Ohio State will still win a lot of games this season, but it definitely put a damper on their title-contending hopes for me.
- DAWGS GOTTA EAT
I’m wearing Maroon glasses but I think Mississippi State has a pretty decent defense. They won a crucial non-conference game yesterday 24-10 over NC State. I think Will Rogers is good enough to keep MSU in a lot of games.
(Side note: If you want to see some foolishness, watch MSU-Memphis play next week. Knuck If You Buck!)
- Close Calls and Head Scratchers
We got some fun close calls yesterday.
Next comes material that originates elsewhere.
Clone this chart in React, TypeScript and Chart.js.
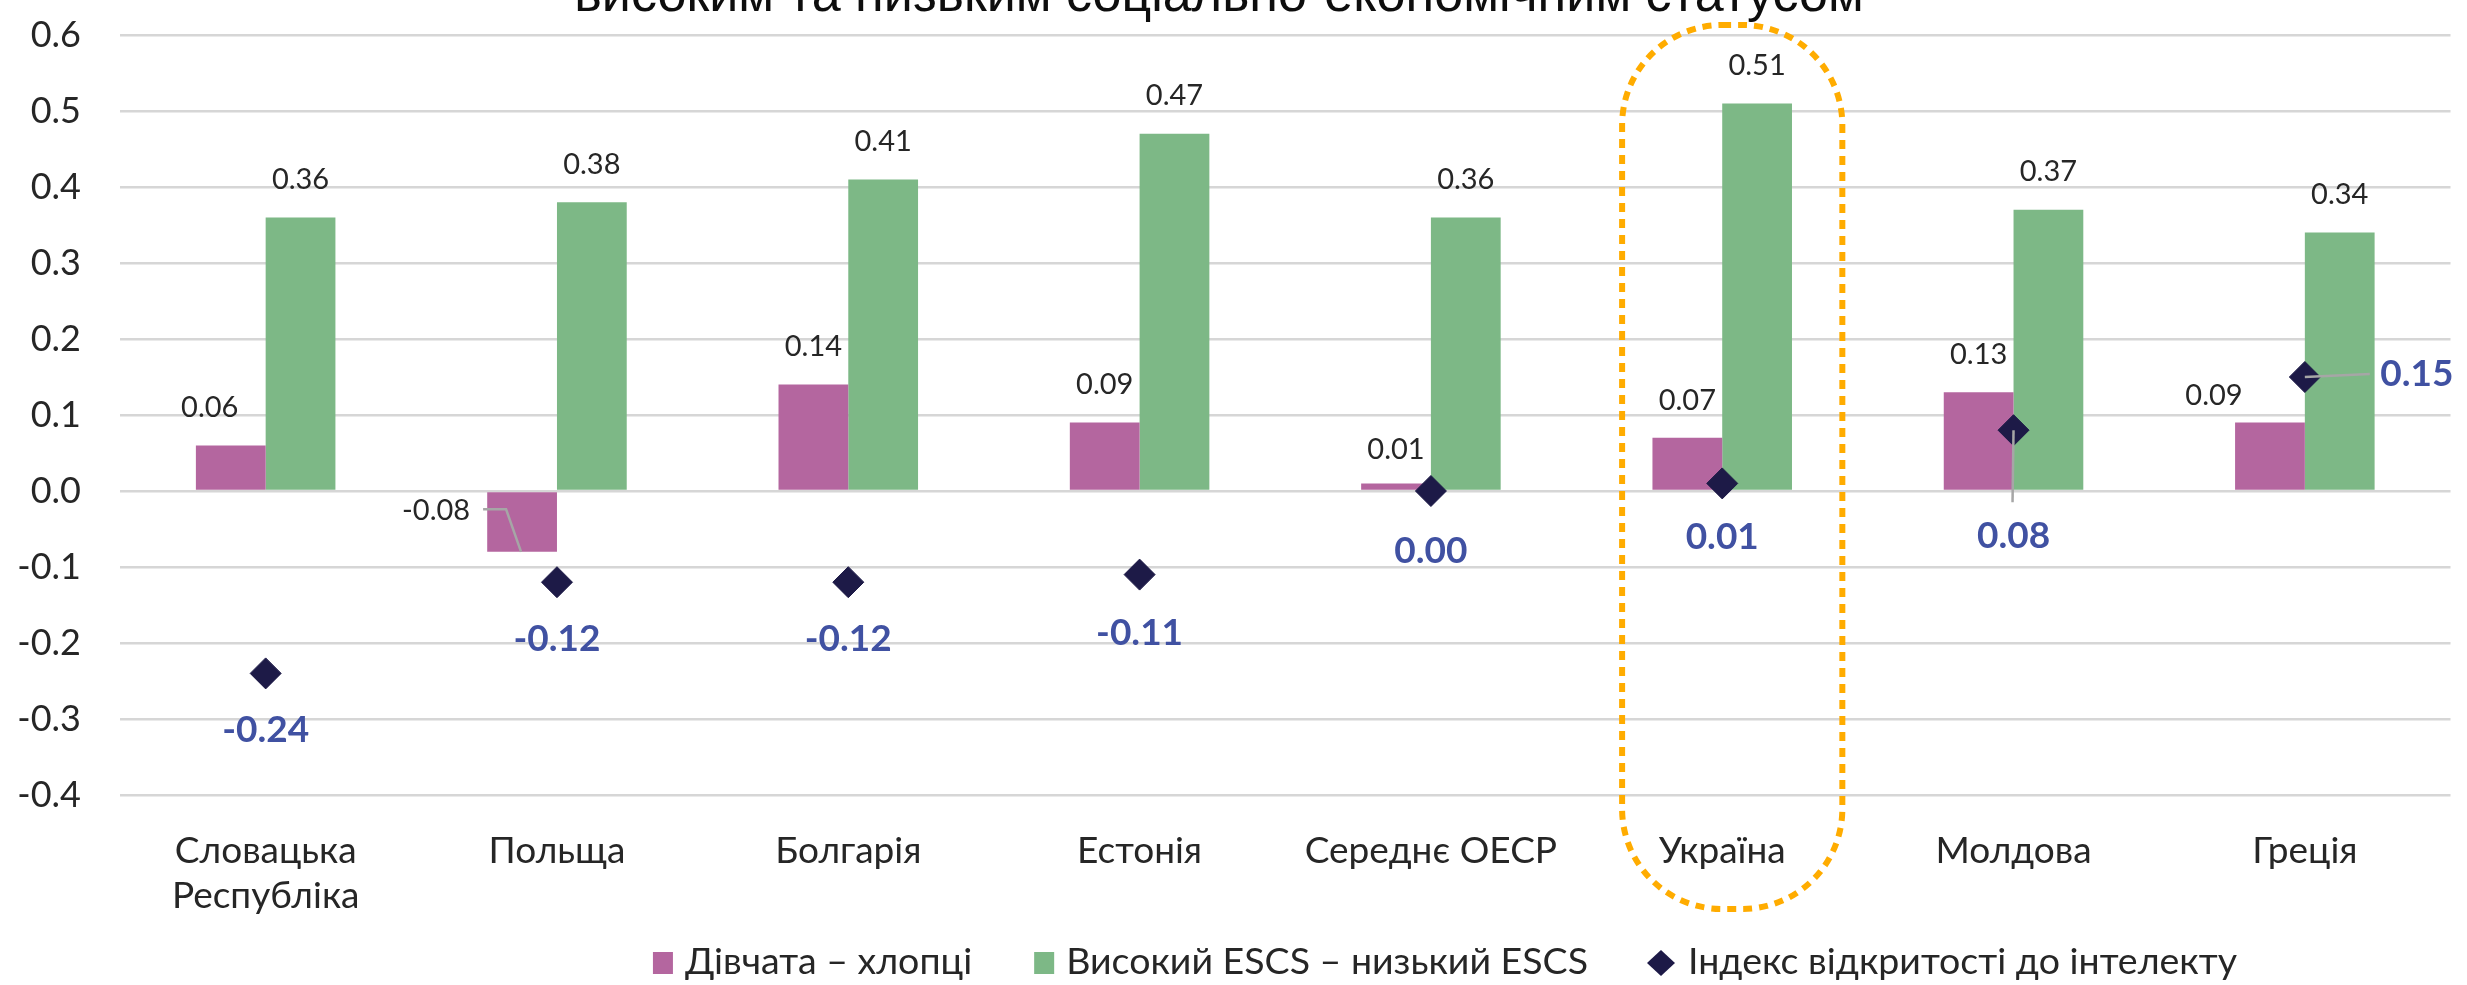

Despite a cat jumping from the upper deck at Hard Rock Stadium (which, whew, that sounds very on-brand for some Miami football) the Canes narrowly avoided an upset to App State 25-23.
Did Jimbo and the Aggies eat too many edibles this week or what? They sluggishly survived a Colorado upset bid 10-7. Haynes King is hurt. A Jimbo offense is unconvincing once again. But hey, at least our rich boy got richer last week.
OSU-Tulsa is the Dust Bowl El Assico, as the Cowboys barely beat a bad Tulsa team 28-23. Spencer Sanders seems to have gotten significantly worse. I don’t love their chances the rest of the way.
Hey Clay Helton, y’all OK? USC got waxed by a Stanford team that got bullied by KState in Week 1. Helton is a fraud. Maybe this is the year everyone else figures it out.
Washington might have the worst offense in the country. Jimmy Lake coaches like a defensive coordinator and they got walloped by Harbaugh and Michigan last night. I’m all the way out on the Huskies.